● **Do this**
Drop the pictures, then extract the listing word for word.

● **Given information**
[BEGIN]
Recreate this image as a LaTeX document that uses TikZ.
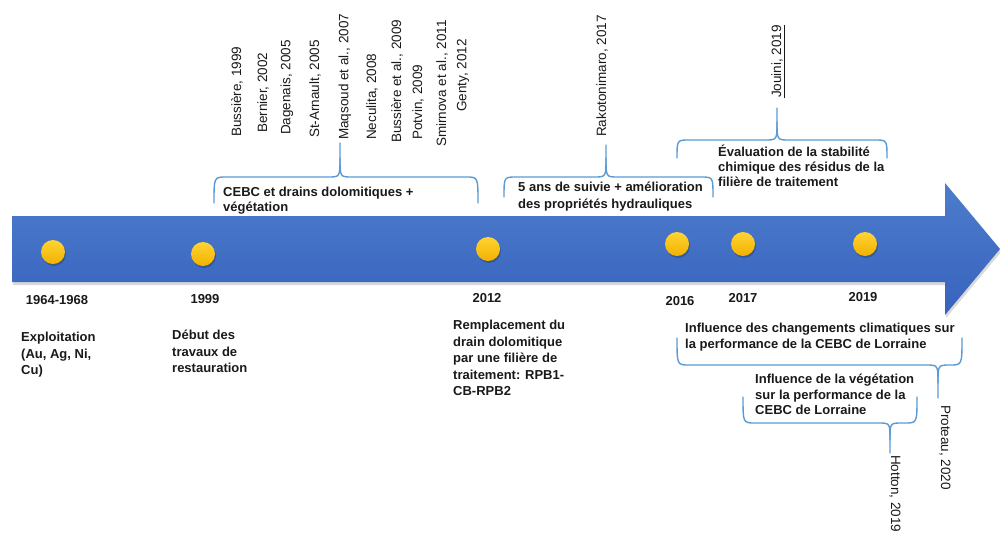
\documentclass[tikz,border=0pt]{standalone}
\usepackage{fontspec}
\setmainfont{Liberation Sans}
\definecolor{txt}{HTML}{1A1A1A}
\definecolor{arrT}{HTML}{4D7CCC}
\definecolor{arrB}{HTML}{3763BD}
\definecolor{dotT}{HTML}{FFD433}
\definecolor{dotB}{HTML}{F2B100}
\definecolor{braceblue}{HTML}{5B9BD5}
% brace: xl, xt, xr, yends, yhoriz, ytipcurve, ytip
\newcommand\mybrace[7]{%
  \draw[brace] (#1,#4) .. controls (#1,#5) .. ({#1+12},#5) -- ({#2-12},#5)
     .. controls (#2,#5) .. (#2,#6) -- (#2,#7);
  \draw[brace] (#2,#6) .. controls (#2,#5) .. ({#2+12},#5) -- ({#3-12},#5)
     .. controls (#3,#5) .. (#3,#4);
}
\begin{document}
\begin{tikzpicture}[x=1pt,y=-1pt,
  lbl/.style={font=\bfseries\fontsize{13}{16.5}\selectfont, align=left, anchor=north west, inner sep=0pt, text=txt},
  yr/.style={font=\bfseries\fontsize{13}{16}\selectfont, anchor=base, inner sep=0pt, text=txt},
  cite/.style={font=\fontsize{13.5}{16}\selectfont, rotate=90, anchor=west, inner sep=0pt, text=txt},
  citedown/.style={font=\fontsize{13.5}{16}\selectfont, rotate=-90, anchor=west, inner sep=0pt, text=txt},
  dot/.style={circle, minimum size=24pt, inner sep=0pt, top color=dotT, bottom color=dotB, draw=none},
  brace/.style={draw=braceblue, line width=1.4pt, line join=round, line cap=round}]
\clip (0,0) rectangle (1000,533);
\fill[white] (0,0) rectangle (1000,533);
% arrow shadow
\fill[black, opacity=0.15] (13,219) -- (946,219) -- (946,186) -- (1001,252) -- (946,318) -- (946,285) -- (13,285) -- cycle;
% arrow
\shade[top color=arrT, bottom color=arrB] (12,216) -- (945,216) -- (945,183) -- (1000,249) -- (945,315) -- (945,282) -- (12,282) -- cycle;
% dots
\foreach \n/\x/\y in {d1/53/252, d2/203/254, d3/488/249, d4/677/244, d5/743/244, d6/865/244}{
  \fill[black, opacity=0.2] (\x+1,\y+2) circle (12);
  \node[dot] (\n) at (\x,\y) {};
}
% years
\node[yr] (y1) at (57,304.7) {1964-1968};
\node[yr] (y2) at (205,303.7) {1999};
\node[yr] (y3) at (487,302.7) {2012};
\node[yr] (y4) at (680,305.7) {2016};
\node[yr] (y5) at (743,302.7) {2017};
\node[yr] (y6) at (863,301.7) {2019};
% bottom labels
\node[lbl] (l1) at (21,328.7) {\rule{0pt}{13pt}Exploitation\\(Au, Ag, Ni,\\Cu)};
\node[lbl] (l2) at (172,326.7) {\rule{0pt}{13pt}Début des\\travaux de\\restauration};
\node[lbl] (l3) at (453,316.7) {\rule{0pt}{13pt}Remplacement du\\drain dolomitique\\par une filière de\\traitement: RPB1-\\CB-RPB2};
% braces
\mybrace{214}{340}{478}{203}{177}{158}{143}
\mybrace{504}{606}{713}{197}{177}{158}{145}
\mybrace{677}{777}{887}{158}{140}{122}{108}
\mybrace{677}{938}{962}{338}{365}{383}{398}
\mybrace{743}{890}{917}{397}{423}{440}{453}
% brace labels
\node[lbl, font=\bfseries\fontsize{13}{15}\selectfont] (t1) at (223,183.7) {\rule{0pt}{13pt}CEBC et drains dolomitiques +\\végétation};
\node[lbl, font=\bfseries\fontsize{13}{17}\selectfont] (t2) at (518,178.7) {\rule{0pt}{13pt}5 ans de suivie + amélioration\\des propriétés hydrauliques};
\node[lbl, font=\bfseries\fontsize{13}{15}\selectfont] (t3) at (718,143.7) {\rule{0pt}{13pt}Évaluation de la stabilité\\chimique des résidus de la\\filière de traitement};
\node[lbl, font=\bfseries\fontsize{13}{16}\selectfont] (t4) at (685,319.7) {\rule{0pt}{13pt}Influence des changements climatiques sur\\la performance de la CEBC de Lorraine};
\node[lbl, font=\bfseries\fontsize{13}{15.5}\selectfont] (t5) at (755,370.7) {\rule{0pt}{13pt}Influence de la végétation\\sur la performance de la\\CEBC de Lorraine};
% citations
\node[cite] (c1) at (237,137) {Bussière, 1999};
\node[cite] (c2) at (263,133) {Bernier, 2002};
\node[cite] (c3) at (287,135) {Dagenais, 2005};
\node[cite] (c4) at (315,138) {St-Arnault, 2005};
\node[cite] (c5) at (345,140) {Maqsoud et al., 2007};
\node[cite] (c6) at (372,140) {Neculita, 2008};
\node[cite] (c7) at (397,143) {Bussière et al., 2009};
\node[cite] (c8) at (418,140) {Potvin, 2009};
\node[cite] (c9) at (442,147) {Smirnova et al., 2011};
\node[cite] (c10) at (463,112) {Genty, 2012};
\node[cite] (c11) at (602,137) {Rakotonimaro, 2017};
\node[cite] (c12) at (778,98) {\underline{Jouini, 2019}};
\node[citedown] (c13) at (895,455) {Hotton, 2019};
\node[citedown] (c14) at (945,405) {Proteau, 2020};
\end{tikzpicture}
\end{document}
[END]
● **Answer below**
Recreate this image as a LaTeX document that uses TikZ.
\documentclass[tikz,border=0pt]{standalone}
\usepackage{fontspec}
\setmainfont{Liberation Sans}
\definecolor{txt}{HTML}{1A1A1A}
\definecolor{arrT}{HTML}{4D7CCC}
\definecolor{arrB}{HTML}{3763BD}
\definecolor{dotT}{HTML}{FFD433}
\definecolor{dotB}{HTML}{F2B100}
\definecolor{braceblue}{HTML}{5B9BD5}
% brace: xl, xt, xr, yends, yhoriz, ytipcurve, ytip
\newcommand\mybrace[7]{%
  \draw[brace] (#1,#4) .. controls (#1,#5) .. ({#1+12},#5) -- ({#2-12},#5)
     .. controls (#2,#5) .. (#2,#6) -- (#2,#7);
  \draw[brace] (#2,#6) .. controls (#2,#5) .. ({#2+12},#5) -- ({#3-12},#5)
     .. controls (#3,#5) .. (#3,#4);
}
\begin{document}
\begin{tikzpicture}[x=1pt,y=-1pt,
  lbl/.style={font=\bfseries\fontsize{13}{16.5}\selectfont, align=left, anchor=north west, inner sep=0pt, text=txt},
  yr/.style={font=\bfseries\fontsize{13}{16}\selectfont, anchor=base, inner sep=0pt, text=txt},
  cite/.style={font=\fontsize{13.5}{16}\selectfont, rotate=90, anchor=west, inner sep=0pt, text=txt},
  citedown/.style={font=\fontsize{13.5}{16}\selectfont, rotate=-90, anchor=west, inner sep=0pt, text=txt},
  dot/.style={circle, minimum size=24pt, inner sep=0pt, top color=dotT, bottom color=dotB, draw=none},
  brace/.style={draw=braceblue, line width=1.4pt, line join=round, line cap=round}]
\clip (0,0) rectangle (1000,533);
\fill[white] (0,0) rectangle (1000,533);
% arrow shadow
\fill[black, opacity=0.15] (13,219) -- (946,219) -- (946,186) -- (1001,252) -- (946,318) -- (946,285) -- (13,285) -- cycle;
% arrow
\shade[top color=arrT, bottom color=arrB] (12,216) -- (945,216) -- (945,183) -- (1000,249) -- (945,315) -- (945,282) -- (12,282) -- cycle;
% dots
\foreach \n/\x/\y in {d1/53/252, d2/203/254, d3/488/249, d4/677/244, d5/743/244, d6/865/244}{
  \fill[black, opacity=0.2] (\x+1,\y+2) circle (12);
  \node[dot] (\n) at (\x,\y) {};
}
% years
\node[yr] (y1) at (57,304.7) {1964-1968};
\node[yr] (y2) at (205,303.7) {1999};
\node[yr] (y3) at (487,302.7) {2012};
\node[yr] (y4) at (680,305.7) {2016};
\node[yr] (y5) at (743,302.7) {2017};
\node[yr] (y6) at (863,301.7) {2019};
% bottom labels
\node[lbl] (l1) at (21,328.7) {\rule{0pt}{13pt}Exploitation\\(Au, Ag, Ni,\\Cu)};
\node[lbl] (l2) at (172,326.7) {\rule{0pt}{13pt}Début des\\travaux de\\restauration};
\node[lbl] (l3) at (453,316.7) {\rule{0pt}{13pt}Remplacement du\\drain dolomitique\\par une filière de\\traitement: RPB1-\\CB-RPB2};
% braces
\mybrace{214}{340}{478}{203}{177}{158}{143}
\mybrace{504}{606}{713}{197}{177}{158}{145}
\mybrace{677}{777}{887}{158}{140}{122}{108}
\mybrace{677}{938}{962}{338}{365}{383}{398}
\mybrace{743}{890}{917}{397}{423}{440}{453}
% brace labels
\node[lbl, font=\bfseries\fontsize{13}{15}\selectfont] (t1) at (223,183.7) {\rule{0pt}{13pt}CEBC et drains dolomitiques +\\végétation};
\node[lbl, font=\bfseries\fontsize{13}{17}\selectfont] (t2) at (518,178.7) {\rule{0pt}{13pt}5 ans de suivie + amélioration\\des propriétés hydrauliques};
\node[lbl, font=\bfseries\fontsize{13}{15}\selectfont] (t3) at (718,143.7) {\rule{0pt}{13pt}Évaluation de la stabilité\\chimique des résidus de la\\filière de traitement};
\node[lbl, font=\bfseries\fontsize{13}{16}\selectfont] (t4) at (685,319.7) {\rule{0pt}{13pt}Influence des changements climatiques sur\\la performance de la CEBC de Lorraine};
\node[lbl, font=\bfseries\fontsize{13}{15.5}\selectfont] (t5) at (755,370.7) {\rule{0pt}{13pt}Influence de la végétation\\sur la performance de la\\CEBC de Lorraine};
% citations
\node[cite] (c1) at (237,137) {Bussière, 1999};
\node[cite] (c2) at (263,133) {Bernier, 2002};
\node[cite] (c3) at (287,135) {Dagenais, 2005};
\node[cite] (c4) at (315,138) {St-Arnault, 2005};
\node[cite] (c5) at (345,140) {Maqsoud et al., 2007};
\node[cite] (c6) at (372,140) {Neculita, 2008};
\node[cite] (c7) at (397,143) {Bussière et al., 2009};
\node[cite] (c8) at (418,140) {Potvin, 2009};
\node[cite] (c9) at (442,147) {Smirnova et al., 2011};
\node[cite] (c10) at (463,112) {Genty, 2012};
\node[cite] (c11) at (602,137) {Rakotonimaro, 2017};
\node[cite] (c12) at (778,98) {\underline{Jouini, 2019}};
\node[citedown] (c13) at (895,455) {Hotton, 2019};
\node[citedown] (c14) at (945,405) {Proteau, 2020};
\end{tikzpicture}
\end{document}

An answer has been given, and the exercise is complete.